= Henry Holland Buckman =

American politician (1858–1914)

The Florida Legislators who passed the Buckman Act in 1905. Buckman is standing on the right front row wearing a white suit

Henry Holland Buckman (1858–1914) was an attorney from Duval County, Florida. He served as a Democratic member of the Florida House of Representatives. He served on the Judiciary Committee. He also served as a member for the 18th district of the Florida Senate.

Buckman is known for being the author of the Buckman Act, a 1905 law that reorganized higher education into three institutions, segregated by race and gender, as follows:

- the Florida Female College (the present Florida State University) for Caucasian women;
- the State Normal and Industrial College for Colored Students (the present Florida Agricultural and Mechanical University) for African American men and women; and
- the University of the State of Florida (the present University of Florida) for Caucasian men.

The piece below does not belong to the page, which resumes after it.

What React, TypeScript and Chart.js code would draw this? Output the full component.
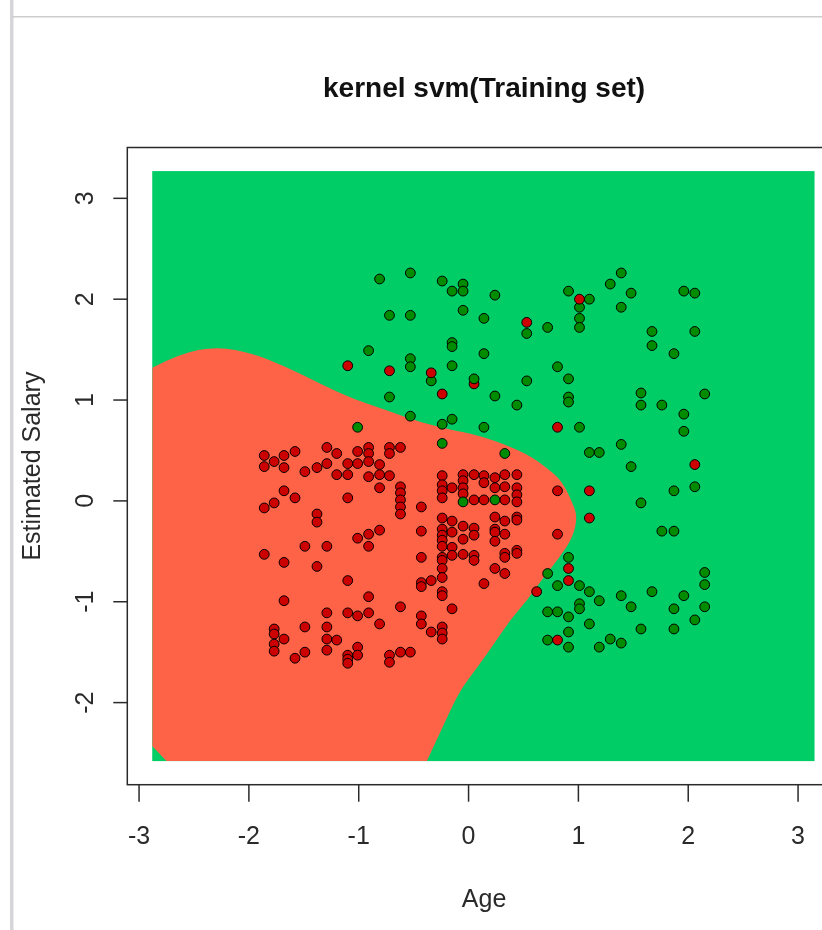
import { useEffect, useRef } from "react";
import { Chart, registerables } from "chart.js";

Chart.register(...registerables);

const TITLE = "kernel svm(Training set)";
const X_LABEL = "Age";
const Y_LABEL = "Estimated Salary";
const xTicks = [-3, -2, -1, 0, 1, 2, 3];
const yTicks = [-2, -1, 0, 1, 2, 3];

// axis limits (grid range plus R's 4% extension)
const xLimits = [-3.107, 3.39];
const yLimits = [-2.814, 3.504];

// extent of the prediction grid
const gridAge = [-2.88, 3.15];
const gridSalary = [-2.58, 3.27];

// decision boundary of the "0" region, from the left edge round to the bottom edge
const boundaryAge = [
  -2.88, -2.63, -2.29, -1.96, -1.66, -1.35, -1.05, -0.75, -0.44, -0.14, 0.01, 0.23,
  0.53, 0.72, 0.85, 0.95, 0.99, 0.95, 0.83, 0.68, 0.53, 0.38, 0.23, 0.08, -0.08,
  -0.21, -0.38,
];
const boundarySalary = [
  1.32, 1.46, 1.53, 1.46, 1.33, 1.16, 1.01, 0.9, 0.78, 0.7, 0.67, 0.6, 0.47, 0.32,
  0.2, -0.03, -0.16, -0.36, -0.56, -0.76, -0.99, -1.18, -1.42, -1.65, -1.88, -2.18,
  -2.58,
];
// small "1" corner at the bottom left of the grid
const cornerAge = [-2.75, -2.88];
const cornerSalary = [-2.58, -2.43];

const REGION_0 = "#FF6347";
const REGION_1 = "#00CD66";
const POINT_0 = "#CD0000";
const POINT_1 = "#008B00";

// observations with Purchased = 0, [age, salary] (scaled)
const notPurchased: [number, number][] = [
  [-1.86, 0.45], [-1.86, 0.34], [-1.86, -0.07], [-1.86, -0.53],
  [-1.77, 0.39], [-1.77, -0.02], [-1.77, -1.27], [-1.77, -1.32], [-1.77, -1.42], [-1.77, -1.49],
  [-1.68, 0.45], [-1.68, 0.33], [-1.68, 0.1], [-1.68, -0.61], [-1.68, -0.99], [-1.68, -1.37],
  [-1.58, 0.49], [-1.58, 0.03], [-1.58, -1.56],
  [-1.49, 0.29], [-1.49, -0.45], [-1.49, -1.25], [-1.49, -1.5],
  [-1.38, 0.33], [-1.38, -0.13], [-1.38, -0.21], [-1.38, -0.65],
  [-1.29, 0.53], [-1.29, 0.37], [-1.29, -0.45], [-1.29, -1.11], [-1.29, -1.25], [-1.29, -1.37], [-1.29, -1.48],
  [-1.2, 0.47], [-1.2, 0.26], [-1.2, -1.38],
  [-1.1, 0.37], [-1.1, 0.26], [-1.1, 0.03], [-1.1, -0.79], [-1.1, -1.11], [-1.1, -1.53], [-1.1, -1.57], [-1.1, -1.61],
  [-1.01, 0.49], [-1.01, 0.37], [-1.01, -0.37], [-1.01, -1.14], [-1.01, -1.45], [-1.01, -1.53],
  [-0.91, 0.53], [-0.91, 0.47], [-0.91, 0.39], [-0.91, 0.24], [-0.91, -0.33], [-0.91, -0.45], [-0.91, -0.95], [-0.91, -1.11],
  [-0.81, 0.36], [-0.81, 0.26], [-0.81, 0.13], [-0.81, -0.29], [-0.81, -1.22],
  [-0.72, 0.53], [-0.72, 0.47], [-0.72, 0.25], [-0.72, -1.53], [-0.72, -1.6],
  [-0.62, 0.53], [-0.62, 0.14], [-0.62, 0.08], [-0.62, 0.01], [-0.62, -0.06], [-0.62, -0.13], [-0.62, -1.05], [-0.62, -1.5],
  [-0.53, -1.5],
  [-0.43, -0.06], [-0.43, -0.3], [-0.43, -0.56], [-0.43, -0.81], [-0.43, -0.85], [-0.43, -1.14], [-0.43, -1.22],
  [-0.34, -0.79], [-0.34, -1.3],
  [-0.24, 0.25], [-0.24, 0.16], [-0.24, 0.1], [-0.24, 0.03], [-0.24, -0.17], [-0.24, -0.28], [-0.24, -0.34],
  [-0.24, -0.39], [-0.24, -0.45], [-0.24, -0.56], [-0.24, -0.59], [-0.24, -0.67], [-0.24, -0.76], [-0.24, -0.9],
  [-0.24, -0.94], [-0.24, -1.25], [-0.24, -1.31], [-0.24, -1.37],
  [-0.15, 0.13], [-0.15, -0.2], [-0.15, -0.31], [-0.15, -0.46], [-0.15, -0.54], [-0.15, -1.07],
  [-0.05, 0.26], [-0.05, 0.2], [-0.05, 0.13], [-0.05, 0.07], [-0.05, -0.25], [-0.05, -0.38], [-0.05, -0.53],
  [0.05, 1.16], [0.05, 0.26], [0.05, 0.01], [0.05, -0.27], [0.05, -0.34], [0.05, -0.54], [0.05, -0.59],
  [0.14, 0.25], [0.14, 0.18], [0.14, 0.01], [0.14, -0.82],
  [0.24, 0.23], [0.24, 0.13], [0.24, -0.16], [0.24, -0.28], [0.24, -0.31], [0.24, -0.4], [0.24, -0.67],
  [0.33, 0.26], [0.33, 0.14], [0.33, 0.01], [0.33, -0.2], [0.33, -0.33], [0.33, -0.52], [0.33, -0.56], [0.33, -0.72],
  [0.44, 0.26], [0.44, 0.13], [0.44, 0.06], [0.44, -0.01], [0.44, -0.16], [0.44, -0.19], [0.44, -0.49], [0.44, -0.52],
];

// Purchased = 0 observations lying on the "1" side of the boundary
const notPurchasedAcross: [number, number][] = [
  [-1.1, 1.34], [-0.72, 1.29], [-0.34, 1.27], [-0.24, 1.06], [0.53, 1.77], [0.62, -0.9],
  [0.81, 0.73], [0.81, 0.1], [0.81, -0.33], [0.81, -1.38], [0.91, -0.67], [0.91, -0.79],
  [1.01, 2.0], [1.1, 0.1], [1.1, -0.17], [2.06, 0.36],
];

// observations with Purchased = 1
const purchased: [number, number][] = [
  [-1.01, 0.73],
  [-0.91, 1.49],
  [-0.81, 2.2],
  [-0.72, 1.84], [-0.72, 1.03],
  [-0.53, 2.26], [-0.53, 1.84], [-0.53, 1.41], [-0.53, 1.33], [-0.53, 0.84],
  [-0.34, 1.19],
  [-0.24, 2.18], [-0.24, 0.76], [-0.24, 0.57],
  [-0.15, 2.08], [-0.15, 1.57], [-0.15, 1.53], [-0.15, 1.34], [-0.15, 0.81],
  [-0.05, 2.15], [-0.05, 2.08], [-0.05, 1.89], [-0.05, -0.01],
  [0.05, 1.21],
  [0.14, 1.81], [0.14, 1.46], [0.14, 0.73],
  [0.24, 2.04], [0.24, 1.04], [0.24, 0.01],
  [0.33, 0.47],
  [0.44, 0.95],
  [0.53, 1.66], [0.53, 1.19],
  [0.72, 1.72], [0.72, -0.72], [0.72, -1.1], [0.72, -1.38],
  [0.81, 1.33], [0.81, -0.84], [0.81, -1.1],
  [0.91, 2.08], [0.91, 1.21], [0.91, 1.03], [0.91, 0.98], [0.91, -0.56], [0.91, -1.15], [0.91, -1.3], [0.91, -1.45],
  [1.01, 1.92], [1.01, 1.81], [1.01, 1.72], [1.01, 0.73], [1.01, -0.84], [1.01, -1.02], [1.01, -1.07],
  [1.1, 2.0], [1.1, 0.48], [1.1, -0.9], [1.1, -1.22],
  [1.19, 0.48], [1.19, -0.99], [1.19, -1.45],
  [1.29, 2.15], [1.29, -1.37],
  [1.39, 2.26], [1.39, 1.92], [1.39, 0.56], [1.39, -0.94], [1.39, -1.41],
  [1.48, 2.06], [1.48, 0.34], [1.48, -1.05],
  [1.57, 1.07], [1.57, 0.95], [1.57, -0.02], [1.57, -1.27],
  [1.67, 1.68], [1.67, 1.54], [1.67, -0.9],
  [1.76, 0.95], [1.76, -0.3],
  [1.87, 1.46], [1.87, 0.1], [1.87, -0.3], [1.87, -1.07], [1.87, -1.27],
  [1.96, 2.08], [1.96, 0.86], [1.96, 0.69], [1.96, -0.94],
  [2.06, 2.06], [2.06, 1.68], [2.06, 0.14], [2.06, -1.18],
  [2.15, 1.06], [2.15, -0.71], [2.15, -0.83], [2.15, -1.05],
];

const AXIS_FONT = '25px "Liberation Sans", Arial, sans-serif';
const TITLE_FONT = 'bold 28px "Liberation Sans", Arial, sans-serif';
const INK = "#2a2a2a";

const toPoints = (rows: [number, number][]) => rows.map(([x, y]) => ({ x, y }));

const pointStyle = (fill: string) => ({
  backgroundColor: fill,
  borderColor: "#000000",
  borderWidth: 1,
  pointRadius: 4.9,
  pointHoverRadius: 4.9,
});

// classifier surface under the points
const surfacePlugin = {
  id: "surface",
  beforeDatasetsDraw(chart: any) {
    const { ctx, scales } = chart;
    const sx = scales.x;
    const sy = scales.y;
    const gx0 = sx.getPixelForValue(gridAge[0]);
    const gx1 = sx.getPixelForValue(gridAge[1]);
    const gy0 = sy.getPixelForValue(gridSalary[0]);
    const gy1 = sy.getPixelForValue(gridSalary[1]);
    ctx.save();
    ctx.fillStyle = REGION_1;
    ctx.fillRect(gx0, gy1, gx1 - gx0, gy0 - gy1);
    ctx.beginPath();
    ctx.rect(gx0, gy1, gx1 - gx0, gy0 - gy1);
    ctx.clip();

    const pts = boundaryAge.map((a, i) => [
      sx.getPixelForValue(a),
      sy.getPixelForValue(boundarySalary[i]),
    ]);
    ctx.beginPath();
    ctx.moveTo(sx.getPixelForValue(cornerAge[1]), sy.getPixelForValue(cornerSalary[1]));
    ctx.lineTo(pts[0][0], pts[0][1]);
    for (let i = 1; i < pts.length - 1; i++) {
      const mx = (pts[i][0] + pts[i + 1][0]) / 2;
      const my = (pts[i][1] + pts[i + 1][1]) / 2;
      ctx.quadraticCurveTo(pts[i][0], pts[i][1], mx, my);
    }
    const last = pts[pts.length - 1];
    ctx.lineTo(last[0], last[1]);
    ctx.lineTo(sx.getPixelForValue(cornerAge[0]), sy.getPixelForValue(cornerSalary[0]));
    ctx.closePath();
    ctx.fillStyle = REGION_0;
    ctx.fill();
    ctx.restore();
  },
  afterDraw(chart: any) {
    const { ctx, chartArea, scales } = chart;
    const sx = scales.x;
    const sy = scales.y;
    const { left, top, right, bottom } = chartArea;
    ctx.save();

    // window frame
    ctx.fillStyle = "#d6d6da";
    ctx.fillRect(10, 0, 3.5, 930);
    ctx.fillStyle = "#cdcdcd";
    ctx.fillRect(12, 16, 848, 1.5);

    // plot box
    ctx.strokeStyle = INK;
    ctx.lineWidth = 1.5;
    ctx.strokeRect(left, top, right - left, bottom - top);

    ctx.fillStyle = INK;
    ctx.font = AXIS_FONT;
    ctx.textAlign = "center";
    ctx.textBaseline = "alphabetic";

    // x axis
    xTicks.forEach((v) => {
      const px = sx.getPixelForValue(v);
      ctx.beginPath();
      ctx.moveTo(px, bottom);
      ctx.lineTo(px, bottom + 17);
      ctx.stroke();
      ctx.fillText(String(v), px, bottom + 59);
    });

    // y axis
    yTicks.forEach((v) => {
      const py = sy.getPixelForValue(v);
      ctx.beginPath();
      ctx.moveTo(left, py);
      ctx.lineTo(left - 14, py);
      ctx.stroke();
      ctx.save();
      ctx.translate(left - 34, py);
      ctx.rotate(-Math.PI / 2);
      ctx.fillText(String(v), 0, 0);
      ctx.restore();
    });

    const cx = (left + right) / 2;
    const cy = (top + bottom) / 2;
    ctx.fillText(X_LABEL, cx, bottom + 122);
    ctx.save();
    ctx.translate(left - 87, cy);
    ctx.rotate(-Math.PI / 2);
    ctx.fillText(Y_LABEL, 0, 0);
    ctx.restore();

    ctx.fillStyle = "#111111";
    ctx.font = TITLE_FONT;
    ctx.fillText(TITLE, cx, top - 51);
    ctx.restore();
  },
};

export default function App() {
  const canvasRef = useRef<HTMLCanvasElement>(null);

  useEffect(() => {
    const canvas = canvasRef.current;
    if (!canvas) return;
    const chart = new Chart(canvas, {
      type: "scatter",
      data: {
        datasets: [
          { label: "0 (across)", data: toPoints(notPurchasedAcross), ...pointStyle(POINT_0) },
          { label: "1", data: toPoints(purchased), ...pointStyle(POINT_1) },
          { label: "0", data: toPoints(notPurchased), ...pointStyle(POINT_0) },
        ],
      },
      options: {
        animation: false,
        responsive: false,
        events: [],
        layout: { padding: { left: 127.3, top: 147.5, right: 19.1, bottom: 145.3 } },
        scales: {
          x: { type: "linear", min: xLimits[0], max: xLimits[1], display: false },
          y: { type: "linear", min: yLimits[0], max: yLimits[1], display: false },
        },
        plugins: {
          legend: { display: false },
          tooltip: { enabled: false },
          title: { display: false },
        },
      },
      plugins: [surfacePlugin],
    });
    return () => chart.destroy();
  }, []);

  return (
    <div
      style={{
        position: "fixed",
        left: 0,
        top: 0,
        width: 822,
        height: 930,
        overflow: "hidden",
        background: "#ffffff",
      }}
    >
      <canvas ref={canvasRef} width={860} height={930} style={{ display: "block" }} />
    </div>
  );
}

The Buckman Act also created the Florida Board of Control, the state-wide governing body for Florida's universities and colleges, and the predecessor of today's Florida Board of Governors. The gender separation aspect of the Buckman Act was later reversed by the Florida Legislature in 1947, when Florida State University and the University of Florida began to enroll both men and women. The legislature was compelled to expand the available capacity of both institutions to make room for the World War II veterans who wished to use the G.I. Bill to pursue university educations. The racial segregation aspect of the Buckman Act was undone by the McLaurin v. Oklahoma State Regents and Brown v. Board of Education decisions of the U.S. Supreme Court.

Buckman was also instrumental in establishing a state road system in Florida and developing the St. Johns River channel.

==Honors==
Buckman Hall at the University of Florida, and the Buckman Bridge in Jacksonville, Florida are both named for Representative Buckman.
The Henry H. Buckman Lock is part of the Cross Florida Barge Canal project, also named in honor of Buckman.